Rows:
-- begin --

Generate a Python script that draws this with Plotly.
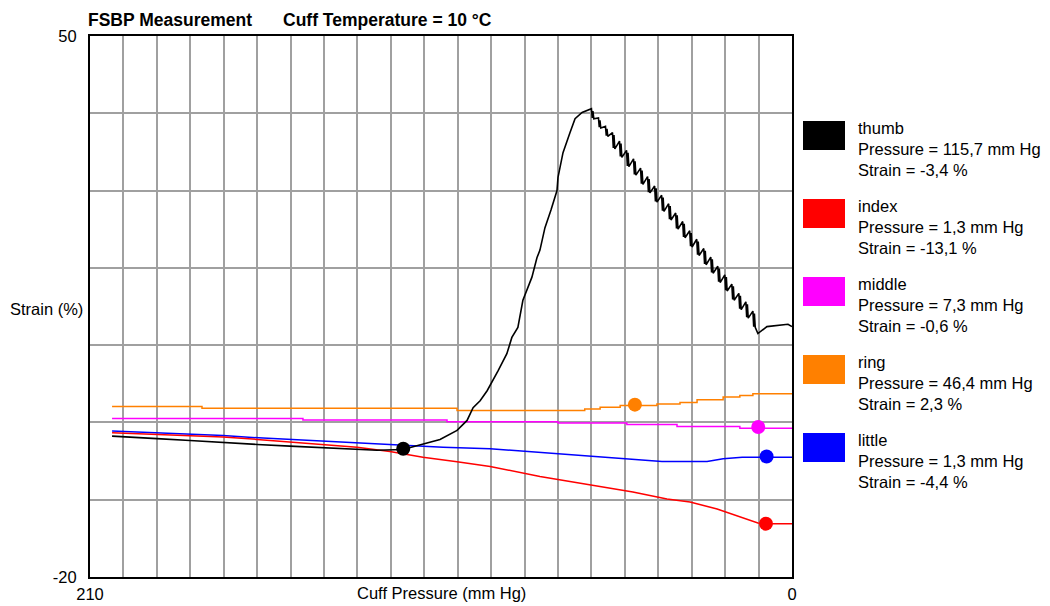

-- end --
-- begin --

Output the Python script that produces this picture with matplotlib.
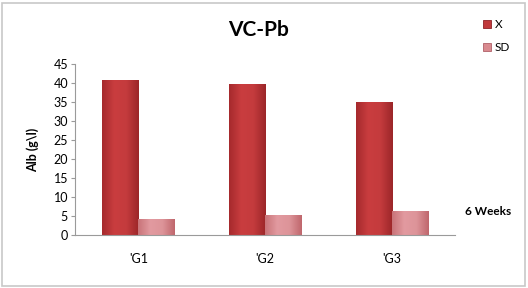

-- end --
-- begin --

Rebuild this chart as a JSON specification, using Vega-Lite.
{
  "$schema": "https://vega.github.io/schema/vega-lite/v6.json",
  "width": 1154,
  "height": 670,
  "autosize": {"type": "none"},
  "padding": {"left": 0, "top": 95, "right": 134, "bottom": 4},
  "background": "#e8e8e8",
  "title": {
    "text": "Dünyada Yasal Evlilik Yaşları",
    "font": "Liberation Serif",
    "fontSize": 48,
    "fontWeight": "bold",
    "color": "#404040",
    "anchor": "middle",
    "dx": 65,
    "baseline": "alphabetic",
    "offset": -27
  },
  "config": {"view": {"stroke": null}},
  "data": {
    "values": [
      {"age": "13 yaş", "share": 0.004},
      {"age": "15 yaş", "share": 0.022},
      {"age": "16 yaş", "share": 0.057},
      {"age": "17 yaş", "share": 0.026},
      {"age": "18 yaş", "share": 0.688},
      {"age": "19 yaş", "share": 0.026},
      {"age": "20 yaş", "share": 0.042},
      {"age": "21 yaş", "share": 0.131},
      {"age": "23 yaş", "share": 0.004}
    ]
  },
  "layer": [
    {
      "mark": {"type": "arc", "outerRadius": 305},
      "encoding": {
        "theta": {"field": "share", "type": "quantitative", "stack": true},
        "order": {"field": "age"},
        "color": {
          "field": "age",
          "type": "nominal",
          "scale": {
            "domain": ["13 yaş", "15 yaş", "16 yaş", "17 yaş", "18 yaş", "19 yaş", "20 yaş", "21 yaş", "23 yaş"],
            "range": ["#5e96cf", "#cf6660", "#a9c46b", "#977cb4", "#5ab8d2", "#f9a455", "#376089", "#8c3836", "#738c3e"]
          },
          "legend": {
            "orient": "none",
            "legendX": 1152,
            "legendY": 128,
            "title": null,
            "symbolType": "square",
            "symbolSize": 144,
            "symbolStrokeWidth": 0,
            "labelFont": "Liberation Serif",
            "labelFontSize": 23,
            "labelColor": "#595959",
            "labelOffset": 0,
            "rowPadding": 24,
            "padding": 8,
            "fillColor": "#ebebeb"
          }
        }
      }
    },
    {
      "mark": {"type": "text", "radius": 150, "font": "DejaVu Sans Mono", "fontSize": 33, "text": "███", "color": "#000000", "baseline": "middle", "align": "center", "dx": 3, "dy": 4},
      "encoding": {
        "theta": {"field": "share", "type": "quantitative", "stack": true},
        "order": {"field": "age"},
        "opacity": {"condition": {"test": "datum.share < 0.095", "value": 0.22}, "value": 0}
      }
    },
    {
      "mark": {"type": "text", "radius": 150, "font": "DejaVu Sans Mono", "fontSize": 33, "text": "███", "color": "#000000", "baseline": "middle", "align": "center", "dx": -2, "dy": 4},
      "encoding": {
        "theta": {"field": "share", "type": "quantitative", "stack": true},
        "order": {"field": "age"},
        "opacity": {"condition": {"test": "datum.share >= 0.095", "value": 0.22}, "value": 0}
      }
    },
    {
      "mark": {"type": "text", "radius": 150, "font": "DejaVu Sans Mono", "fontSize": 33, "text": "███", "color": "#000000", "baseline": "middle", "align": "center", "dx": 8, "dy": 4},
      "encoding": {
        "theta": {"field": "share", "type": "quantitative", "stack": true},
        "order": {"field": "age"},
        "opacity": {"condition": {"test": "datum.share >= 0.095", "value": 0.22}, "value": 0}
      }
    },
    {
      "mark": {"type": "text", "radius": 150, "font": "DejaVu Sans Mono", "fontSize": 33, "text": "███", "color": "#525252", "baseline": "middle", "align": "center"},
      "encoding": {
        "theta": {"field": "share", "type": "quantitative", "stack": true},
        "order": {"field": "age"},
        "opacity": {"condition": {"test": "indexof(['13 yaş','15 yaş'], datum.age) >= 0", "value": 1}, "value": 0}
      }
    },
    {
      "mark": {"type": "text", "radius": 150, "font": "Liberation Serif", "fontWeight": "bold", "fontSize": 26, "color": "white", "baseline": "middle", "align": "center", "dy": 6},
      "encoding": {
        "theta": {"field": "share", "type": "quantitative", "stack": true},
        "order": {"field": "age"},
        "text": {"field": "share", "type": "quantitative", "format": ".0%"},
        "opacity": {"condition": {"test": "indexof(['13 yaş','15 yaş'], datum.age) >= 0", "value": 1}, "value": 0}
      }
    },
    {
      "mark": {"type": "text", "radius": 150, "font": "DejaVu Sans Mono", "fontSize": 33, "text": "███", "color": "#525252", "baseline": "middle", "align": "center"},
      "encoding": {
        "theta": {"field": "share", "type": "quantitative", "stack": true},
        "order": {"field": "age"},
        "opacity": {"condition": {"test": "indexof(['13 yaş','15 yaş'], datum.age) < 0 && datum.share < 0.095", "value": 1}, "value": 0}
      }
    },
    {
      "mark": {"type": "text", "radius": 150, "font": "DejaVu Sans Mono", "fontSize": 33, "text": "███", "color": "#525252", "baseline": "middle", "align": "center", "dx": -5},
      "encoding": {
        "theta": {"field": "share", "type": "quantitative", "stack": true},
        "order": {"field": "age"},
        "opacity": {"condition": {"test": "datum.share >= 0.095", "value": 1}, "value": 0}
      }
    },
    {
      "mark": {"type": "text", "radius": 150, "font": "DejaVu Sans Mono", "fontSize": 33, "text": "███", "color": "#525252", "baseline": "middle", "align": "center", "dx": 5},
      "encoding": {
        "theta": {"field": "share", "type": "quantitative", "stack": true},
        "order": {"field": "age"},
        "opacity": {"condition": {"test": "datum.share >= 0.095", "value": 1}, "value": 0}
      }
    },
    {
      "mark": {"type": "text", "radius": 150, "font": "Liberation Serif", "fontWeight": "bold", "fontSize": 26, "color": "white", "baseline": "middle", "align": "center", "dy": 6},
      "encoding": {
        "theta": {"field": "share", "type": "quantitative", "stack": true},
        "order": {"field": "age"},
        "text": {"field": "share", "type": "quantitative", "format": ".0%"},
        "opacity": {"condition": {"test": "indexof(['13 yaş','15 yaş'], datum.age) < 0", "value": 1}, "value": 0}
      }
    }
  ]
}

-- end --

What you have to do:
Scan the material above for the string "Python" and report each line where you find it.

Solution:
Generate a Python script that draws this with Plotly.
Output the Python script that produces this picture with matplotlib.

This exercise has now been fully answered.